The East Siberian Arctic Shelf, in addition to holding large stores of frozen methane, is more of a concern because it is so shallow. In deep water, methane gas oxidizes into carbon dioxide before it reaches the surface. In the shallows of the East Siberian Arctic Shelf, methane simply doesn't have enough time to oxidize, which means more of it escapes into the atmosphere. That, combined with the sheer amount of methane in the region, could add a previously uncalculated variable to climate models.

"The release to the atmosphere of only one percent of the methane assumed to be stored in shallow hydrate deposits might alter the current atmospheric burden of methane up to 3 to 4 times," Shakhova said. "The climatic consequences of this are hard to predict."
Frozen Arctic methane shows signs outgassing - Physics Today News Picks
 
PerfectPedoShotofDrSmith.jpg


Oh, we're doomed, we're doomed.
 
I think it probably takes large catastrophes to get people to wake up out of their stupor. The Black Death took a large toll on Catholicism's grip on Europe, culminating in the Protestant Reformation, and it will probably take a similarly large loss of life to get people to take environmentalism seriously--both to get the Right to take off their tinfoil hats and for the Left to consider more immediate, but less ideologically ideal measures like nuclear power and, relatedly, hydrogen fuel. That seems to be human nature.

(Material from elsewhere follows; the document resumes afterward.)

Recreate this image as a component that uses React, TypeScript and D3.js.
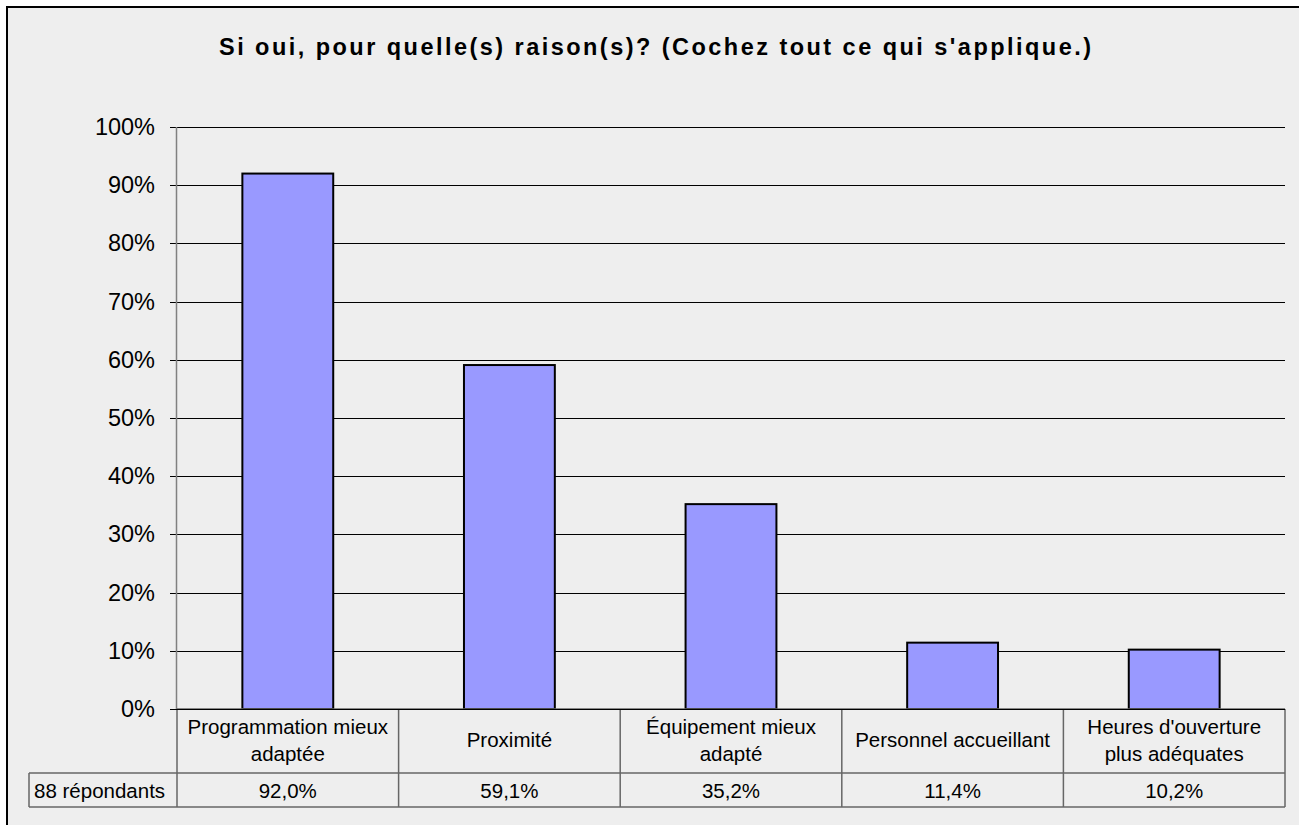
import React from "react";
import * as d3 from "d3";

const title = "Si oui, pour quelle(s) raison(s)? (Cochez tout ce qui s'applique.)";
const categories = [
  ["Programmation mieux", "adaptée"],
  ["Proximité"],
  ["Équipement mieux", "adapté"],
  ["Personnel accueillant"],
  ["Heures d'ouverture", "plus adéquates"],
];
const values = [92.0, 59.1, 35.2, 11.4, 10.2];
const valueLabels = ["92,0%", "59,1%", "35,2%", "11,4%", "10,2%"];
const rowLabel = "88 répondants";
const yTicks = [0, 10, 20, 30, 40, 50, 60, 70, 80, 90, 100];

export default function App() {
  const W = 1299, H = 825;
  const left = 177, right = 1285, top = 127, bottom = 709;
  const row1Bottom = 773, row2Bottom = 807, labelLeft = 29;
  const font = "Arial, 'Liberation Sans', sans-serif";

  const x = d3.scaleBand<number>().domain(d3.range(values.length)).range([left, right]).paddingInner(0).paddingOuter(0);
  const y = d3.scaleLinear().domain([0, 100]).range([bottom, top]);
  const bw = x.bandwidth() * 0.41;

  return (
    <svg width={W} height={H} style={{ position: "absolute", left: 0, top: 0 }}>
      <rect x={0} y={0} width={W} height={H} fill="#ffffff" />
      <rect x={7} y={7} width={W + 20} height={H + 20} fill="#eeeeee" stroke="#000" strokeWidth={2} />
      <text x={655} y={55} textAnchor="middle" fontFamily={font} fontWeight="bold" fontSize={23.5}
        textLength={872} lengthAdjust="spacing" fill="#000">{title}</text>

      {yTicks.map((t) => (
        <g key={t}>
          <line x1={170} x2={right} y1={Math.round(y(t)) + 0.5} y2={Math.round(y(t)) + 0.5} stroke="#000" strokeWidth={1} />
          <text x={155} y={y(t) + 8} textAnchor="end" fontFamily={font} fontSize={23.5} fill="#000">{t}%</text>
        </g>
      ))}
      <line x1={left - 0.5} x2={left - 0.5} y1={top} y2={bottom} stroke="#808080" strokeWidth={1.5} />

      {values.map((v, i) => {
        const cx = (x(i) as number) + x.bandwidth() / 2;
        return (
          <rect key={i} x={cx - bw / 2} y={y(v)} width={bw} height={bottom - y(v)}
            fill="#9999ff" stroke="#000" strokeWidth={2} />
        );
      })}

      {/* table */}
      <g stroke="#666" strokeWidth={1.5} fill="none">
        <line x1={left} x2={right} y1={bottom} y2={bottom} />
        <line x1={labelLeft} x2={right} y1={row1Bottom} y2={row1Bottom} />
        <line x1={labelLeft} x2={right} y1={row2Bottom} y2={row2Bottom} />
        <line x1={labelLeft} x2={labelLeft} y1={row1Bottom} y2={row2Bottom} />
        {d3.range(values.length + 1).map((i) => {
          const xx = i < values.length ? (x(i) as number) : right;
          return <line key={i} x1={xx} x2={xx} y1={bottom} y2={row2Bottom} />;
        })}
      </g>
      <line x1={170} x2={right} y1={bottom + 0.5} y2={bottom + 0.5} stroke="#000" strokeWidth={1} />

      {categories.map((lines, i) => {
        const cx = (x(i) as number) + x.bandwidth() / 2;
        const n = lines.length;
        const lh = 27;
        const base = 747 - ((n - 1) * lh) / 2;
        return (
          <text key={i} textAnchor="middle" fontFamily={font} fontSize={20.5} fill="#000">
            {lines.map((l, j) => (
              <tspan key={j} x={cx} y={base + j * lh}>{l}</tspan>
            ))}
          </text>
        );
      })}
      {valueLabels.map((l, i) => {
        const cx = (x(i) as number) + x.bandwidth() / 2;
        return <text key={i} x={cx} y={798} textAnchor="middle" fontFamily={font} fontSize={20.5} fill="#000">{l}</text>;
      })}
      <text x={34} y={798} fontFamily={font} fontSize={20.5} fill="#000">{rowLabel}</text>
    </svg>
  );
}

Until then, let the feelgood dance continue while nearly every car and truck on the road still uses fossil fuels and will continue to do so indefinitely.
 
I'm not sure the Black Death made much difference to Catholicism (the disgraceful Avignon/Rome soap opera did a lot more); what it did do was take a huge toll on feudalism's grip on Europe. I suppose the two were not unrelated, but still. The real Reformation was a long time coming.

Anyhow, the stupor is surely institutional as much as moral. Large systems like ours just don't overhaul in a hurry. Malice not necessary (even if, in places, present).
 
There really is no shortage of "indications" that our time as we know it may be very limited.

Anyone doing anything interesting to make it count? Do you have a list of things to do before you die? Any of them checked off?

TGIF. :cocktail:
 
I would not be surprised at all if this planet faced another great extinction again, of course these extinctions do not wipe the planet clean

mankind would survive, perhaps just 10% of us,

a pruning might not be a bad thing.
 
"The release to the atmosphere of only one percent of the methane assumed to be stored in shallow hydrate deposits might alter the current atmospheric burden of methane up to 3 to 4 times," Shakhova said. "The climatic consequences of this are hard to predict."

These are vague, unscientific statements.